Chiral magnetic wave at finite baryon density and the electric quadrupole moment of quark-gluon plasma in heavy ion collisions

TL;DR

This paper investigates how the Chiral Magnetic Wave at finite baryon density induces an electric quadrupole moment in quark-gluon plasma, affecting pion elliptic flow differences in heavy ion collisions.

Contribution

It introduces the effect of finite baryon density on the Chiral Magnetic Wave and predicts resulting electric quadrupole deformation in quark-gluon plasma.

Findings

Electric quadrupole moment induced in quark-gluon plasma.

Deformation causes difference in elliptic flow of positive and negative pions.

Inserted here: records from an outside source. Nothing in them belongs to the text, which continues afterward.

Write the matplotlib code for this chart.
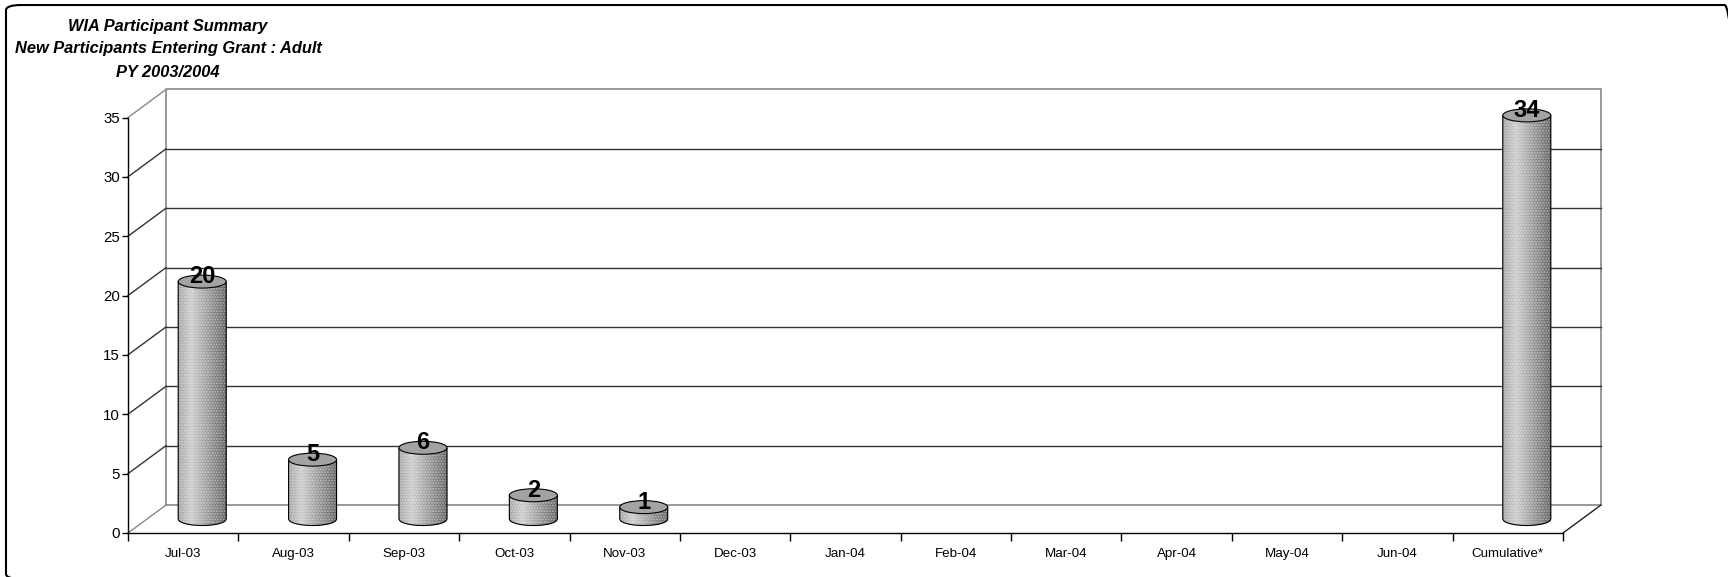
import numpy as np
import matplotlib.pyplot as plt
from matplotlib.collections import PolyCollection
from matplotlib.patches import Ellipse, PathPatch, FancyBboxPatch
from matplotlib.path import Path

plt.rcParams['font.family'] = ['Liberation Sans', 'DejaVu Sans']

months = ["Jul-03", "Aug-03", "Sep-03", "Oct-03", "Nov-03", "Dec-03", "Jan-04",
          "Feb-04", "Mar-04", "Apr-04", "May-04", "Jun-04", "Cumulative*"]
participants = [20, 5, 6, 2, 1, 0, 0, 0, 0, 0, 0, 0, 34]
y_ticks = [0, 5, 10, 15, 20, 25, 30, 35]
title_lines = ["WIA Participant Summary",
               "New Participants Entering Grant : Adult",
               "PY 2003/2004"]

W, H, DPI = 1728, 577, 100
fig = plt.figure(figsize=(W / DPI, H / DPI), dpi=DPI)

# rounded frame around the whole chart area (runs off the right/bottom edge)
frame = FancyBboxPatch((6 / W, 1 - 579 / H), 1734 / W, 574 / H,
                       boxstyle="round,pad=0,rounding_size=0.009",
                       transform=fig.transFigure, fill=False,
                       edgecolor="black", linewidth=1.5, clip_on=False)
fig.patches.append(frame)

for i, line in enumerate(title_lines):
    fig.text(168 / W, 1 - (26 + 23 * i) / H, line, ha="center", va="center",
             fontsize=11.8, fontweight="bold", fontstyle="italic")

ax = fig.add_axes([128 / W, 44 / H, 1435 / W, 415.5 / H])
n = len(months)
ymax = y_ticks[-1]
ax.set_xlim(-0.5, n - 0.5)
ax.set_ylim(0, ymax)
ax.patch.set_visible(False)
for side in ("top", "right"):
    ax.spines[side].set_visible(False)
for side in ("left", "bottom"):
    ax.spines[side].set_linewidth(1.0)
    ax.spines[side].set_zorder(6)

ax.set_yticks(y_ticks)
ax.tick_params(axis="y", length=4.3, width=1.0, pad=1.5, labelsize=10.8)
ax.set_xticks(range(n))
ax.set_xticklabels(months)
ax.set_xticks(np.arange(n + 1) - 0.5, minor=True)
ax.tick_params(axis="x", which="major", length=0, pad=10.5, labelsize=9.6)
ax.tick_params(axis="x", which="minor", length=5.8, width=1.0)

# depth of the fake 3d box, converted from pixels to data units
p0 = ax.transData.transform((0, 0))
p1 = ax.transData.transform((1, 1))
px_x, px_y = p1[0] - p0[0], p1[1] - p0[1]
ddx, ddy = 38 / px_x, 28 / px_y

frame_col = "#888888"
grid_col = "#333333"
x0, x1 = -0.5, n - 0.5

# back wall outline and gridlines
ax.plot([x0 + ddx, x1 + ddx, x1 + ddx, x0 + ddx, x0 + ddx],
        [ddy, ddy, ymax + ddy, ymax + ddy, ddy],
        color=frame_col, lw=1.2, clip_on=False, zorder=1)
for v in y_ticks:
    inner = 0 < v < ymax
    if inner:
        ax.plot([x0 + ddx, x1 + ddx], [v + ddy, v + ddy],
                color=grid_col, lw=1.0, clip_on=False, zorder=1)
    # left wall diagonals
    ax.plot([x0, x0 + ddx], [v, v + ddy],
            color=grid_col if inner else frame_col, lw=1.0, clip_on=False, zorder=1)
# right edge of the floor
ax.plot([x1, x1 + ddx], [0, ddy], color="#222222", lw=1.0, clip_on=False, zorder=1)

# cylinders
cyl_w = 48 / px_x
ry = 6.5 / px_y
shade_t = [0.0, 0.28, 1.0]
shade_g = [0.62, 0.80, 0.36]
nstrip = 60
for k, v in enumerate(participants):
    if v <= 0:
        continue
    cx = k + ddx / 2
    yb = ddy / 2
    yt = v + ddy / 2
    xs = np.linspace(cx - cyl_w / 2, cx + cyl_w / 2, nstrip + 1)
    u = np.clip((xs - cx) / (cyl_w / 2), -1, 1)
    lower = yb - ry * np.sqrt(1 - u ** 2)
    polys, cols = [], []
    for i in range(nstrip):
        polys.append([(xs[i], lower[i]), (xs[i + 1], lower[i + 1]),
                      (xs[i + 1], yt), (xs[i], yt)])
        g = np.interp((i + 0.5) / nstrip, shade_t, shade_g)
        cols.append((g, g, g))
    pc = PolyCollection(polys, facecolors=cols, edgecolors=cols, linewidths=0.4,
                        zorder=3, clip_on=False)
    ax.add_collection(pc)

    # outline: sides + front half of base ellipse
    outline = [(xs[0], yt)] + list(zip(xs, lower)) + [(xs[-1], yt)]
    texture = PathPatch(Path(outline + [(xs[0], yt)]), facecolor="none",
                        edgecolor="#f4f4f4", hatch="......", lw=0, alpha=0.5,
                        zorder=3.5, clip_on=False)
    ax.add_patch(texture)
    body = PathPatch(Path(outline), fill=False, edgecolor="black", lw=0.8,
                     zorder=4, clip_on=False)
    ax.add_patch(body)

    top = Ellipse((cx, yt), cyl_w, 2 * ry, facecolor="#a3a3a3",
                  edgecolor="black", lw=0.8, zorder=4, clip_on=False)
    ax.add_patch(top)

    ax.annotate(str(v), xy=(cx, yt), xytext=(0, -1), textcoords="offset points",
                ha="center", va="baseline", fontsize=17, fontweight="bold",
                zorder=7, annotation_clip=False)

fig.savefig("out.png", dpi=DPI)
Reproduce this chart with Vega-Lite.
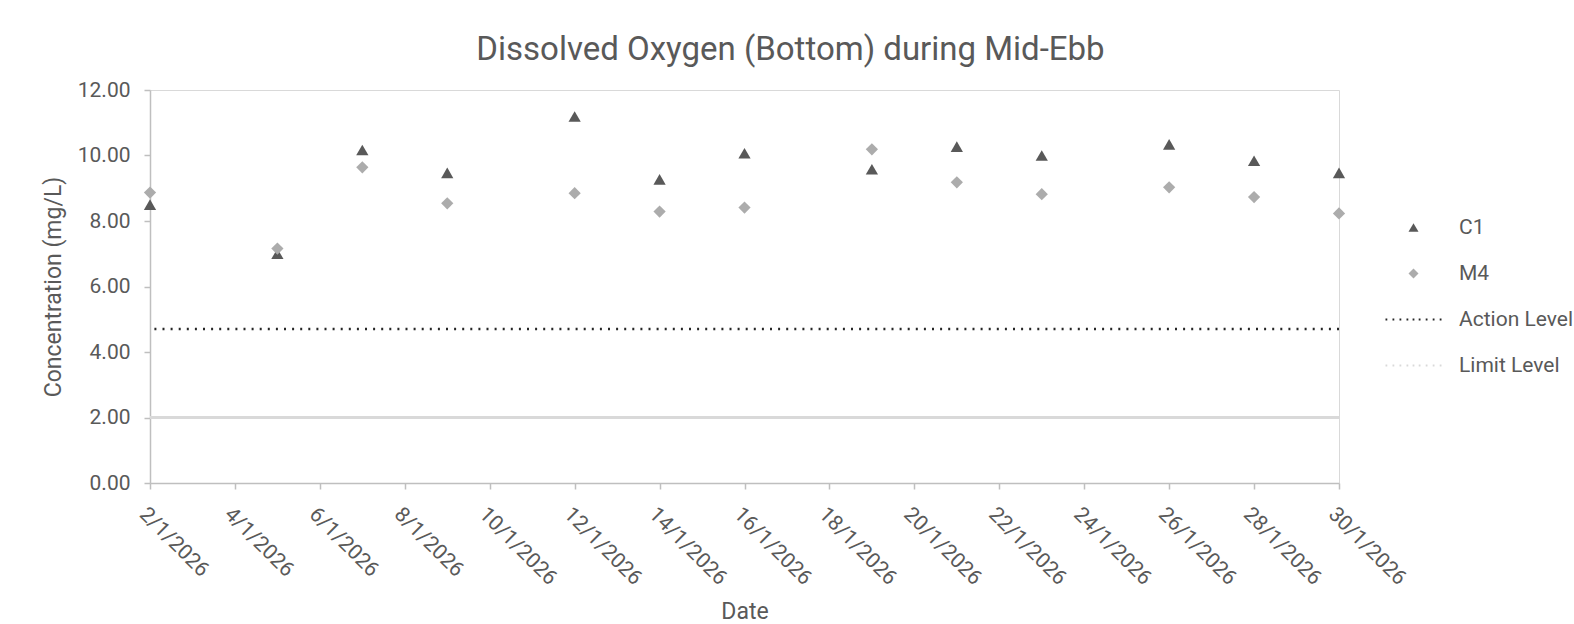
{
  "$schema": "https://vega.github.io/schema/vega-lite/v6.json",
  "width": 1189,
  "height": 393,
  "autosize": {"type": "none"},
  "padding": {"left": 150, "top": 90, "right": 235, "bottom": 141},
  "background": "white",
  "title": {
    "text": "Dissolved Oxygen (Bottom) during Mid-Ebb",
    "fontSize": 33,
    "font": "Roboto",
    "fontWeight": "normal",
    "color": "#595959",
    "anchor": "middle",
    "dx": 46,
    "offset": 12
  },
  "config": {
    "font": "Roboto",
    "view": {"stroke": "#d9d9d9", "strokeWidth": 1},
    "axis": {
      "grid": false,
      "domainColor": "#bfbfbf",
      "domainWidth": 1.5,
      "tickColor": "#bfbfbf",
      "tickWidth": 1.5,
      "tickSize": 6,
      "labelColor": "#595959",
      "labelFontSize": 21,
      "titleColor": "#595959",
      "titleFontSize": 23,
      "titleFontWeight": "normal"
    }
  },
  "layer": [
    {
      "data": {"values": [{"level": "Limit Level", "value": 2}]},
      "mark": {"type": "rule", "color": "#d9d9d9", "strokeWidth": 3},
      "encoding": {"y": {"field": "value", "type": "quantitative"}}
    },
    {
      "data": {"values": [{"level": "Action Level", "value": 4.7}]},
      "mark": {"type": "rule", "color": "#262626", "strokeWidth": 2.5, "strokeDash": [2, 6.1]},
      "encoding": {"y": {"field": "value", "type": "quantitative"}}
    },
    {
      "data": {
        "values": [
          {"date": "2026-01-02", "series": "C1", "value": 8.5},
          {"date": "2026-01-05", "series": "C1", "value": 7.0},
          {"date": "2026-01-07", "series": "C1", "value": 10.17},
          {"date": "2026-01-09", "series": "C1", "value": 9.47},
          {"date": "2026-01-12", "series": "C1", "value": 11.19},
          {"date": "2026-01-14", "series": "C1", "value": 9.27},
          {"date": "2026-01-16", "series": "C1", "value": 10.07},
          {"date": "2026-01-19", "series": "C1", "value": 9.58},
          {"date": "2026-01-21", "series": "C1", "value": 10.27},
          {"date": "2026-01-23", "series": "C1", "value": 10.0},
          {"date": "2026-01-26", "series": "C1", "value": 10.34},
          {"date": "2026-01-28", "series": "C1", "value": 9.84},
          {"date": "2026-01-30", "series": "C1", "value": 9.47},
          {"date": "2026-01-02", "series": "M4", "value": 8.87},
          {"date": "2026-01-05", "series": "M4", "value": 7.16},
          {"date": "2026-01-07", "series": "M4", "value": 9.64},
          {"date": "2026-01-09", "series": "M4", "value": 8.54},
          {"date": "2026-01-12", "series": "M4", "value": 8.85},
          {"date": "2026-01-14", "series": "M4", "value": 8.29},
          {"date": "2026-01-16", "series": "M4", "value": 8.41},
          {"date": "2026-01-19", "series": "M4", "value": 10.19},
          {"date": "2026-01-21", "series": "M4", "value": 9.18},
          {"date": "2026-01-23", "series": "M4", "value": 8.82},
          {"date": "2026-01-26", "series": "M4", "value": 9.03},
          {"date": "2026-01-28", "series": "M4", "value": 8.73},
          {"date": "2026-01-30", "series": "M4", "value": 8.23}
        ]
      },
      "mark": {"type": "point", "filled": true, "opacity": 1, "size": 150, "strokeWidth": 0},
      "encoding": {
        "x": {
          "field": "date",
          "type": "temporal",
          "scale": {
            "type": "utc",
            "domain": [
              {"year": 2026, "month": 1, "date": 2, "utc": true},
              {"year": 2026, "month": 1, "date": 30, "utc": true}
            ]
          },
          "axis": {
            "title": "Date",
            "format": "%-d/%-m/%Y",
            "labelAngle": 45,
            "labelAlign": "left",
            "labelBaseline": "top",
            "labelPadding": 14,
            "titlePadding": 12,
            "labelOverlap": false,
            "values": [
              {"year": 2026, "month": 1, "date": 2, "utc": true},
              {"year": 2026, "month": 1, "date": 4, "utc": true},
              {"year": 2026, "month": 1, "date": 6, "utc": true},
              {"year": 2026, "month": 1, "date": 8, "utc": true},
              {"year": 2026, "month": 1, "date": 10, "utc": true},
              {"year": 2026, "month": 1, "date": 12, "utc": true},
              {"year": 2026, "month": 1, "date": 14, "utc": true},
              {"year": 2026, "month": 1, "date": 16, "utc": true},
              {"year": 2026, "month": 1, "date": 18, "utc": true},
              {"year": 2026, "month": 1, "date": 20, "utc": true},
              {"year": 2026, "month": 1, "date": 22, "utc": true},
              {"year": 2026, "month": 1, "date": 24, "utc": true},
              {"year": 2026, "month": 1, "date": 26, "utc": true},
              {"year": 2026, "month": 1, "date": 28, "utc": true},
              {"year": 2026, "month": 1, "date": 30, "utc": true}
            ]
          }
        },
        "y": {
          "field": "value",
          "type": "quantitative",
          "scale": {"domain": [0, 12], "nice": false},
          "axis": {
            "title": "Concentration (mg/L)",
            "values": [0, 2, 4, 6, 8, 10, 12],
            "format": ".2f",
            "labelPadding": 14,
            "titlePadding": 12
          }
        },
        "color": {
          "field": "series",
          "type": "nominal",
          "scale": {
            "domain": ["C1", "M4", "Action Level", "Limit Level"],
            "range": ["#595959", "#acacac", "#262626", "#d9d9d9"]
          },
          "legend": {
            "title": null,
            "orient": "none",
            "legendX": 1253,
            "legendY": 127,
            "padding": 0,
            "labelFontSize": 21,
            "labelColor": "#595959",
            "labelOffset": 35,
            "rowPadding": 24,
            "symbolStrokeWidth": 0,
            "symbolOpacity": 1
          }
        },
        "shape": {
          "field": "series",
          "type": "nominal",
          "scale": {
            "domain": ["C1", "M4", "Action Level", "Limit Level"],
            "range": [
              "triangle-up",
              "diamond",
              "M-5.6,-0.18h0.36v0.36h-0.36Z M-4.2,-0.18h0.36v0.36h-0.36Z M-2.8,-0.18h0.36v0.36h-0.36Z M-1.4,-0.18h0.36v0.36h-0.36Z M-0.18,-0.18h0.36v0.36h-0.36Z M1.04,-0.18h0.36v0.36h-0.36Z M2.44,-0.18h0.36v0.36h-0.36Z M3.84,-0.18h0.36v0.36h-0.36Z M5.24,-0.18h0.36v0.36h-0.36Z",
              "M-5.6,-0.18h0.36v0.36h-0.36Z M-4.2,-0.18h0.36v0.36h-0.36Z M-2.8,-0.18h0.36v0.36h-0.36Z M-1.4,-0.18h0.36v0.36h-0.36Z M-0.18,-0.18h0.36v0.36h-0.36Z M1.04,-0.18h0.36v0.36h-0.36Z M2.44,-0.18h0.36v0.36h-0.36Z M3.84,-0.18h0.36v0.36h-0.36Z M5.24,-0.18h0.36v0.36h-0.36Z"
            ]
          }
        }
      }
    }
  ]
}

Estimated magnitude of the effect on heavy ion collision observables.

Abstract

Chiral Magnetic Wave (CMW) is a gapless collective excitation of quark-gluon plasma in the presence of external magnetic field that stems from the interplay of Chiral Magnetic (CME) and Chiral Separation Effects (CSE); it is composed by the waves of the electric and chiral charge densities coupled by the axial anomaly. We consider CMW at finite baryon density and find that it induces the electric quadrupole moment of the quark-gluon plasma produced in heavy ion collisions: the "poles" of the produced fireball (pointing outside of the reaction plane) acquire additional positive electric charge, and the "equator" acquires additional negative charge. We point out that this electric quadrupole deformation lifts the degeneracy between the elliptic flows of positive and negative pions leading to $v_2(\pi^+) < v_2(\pi^-)$, and estimate the magnitude of the effect.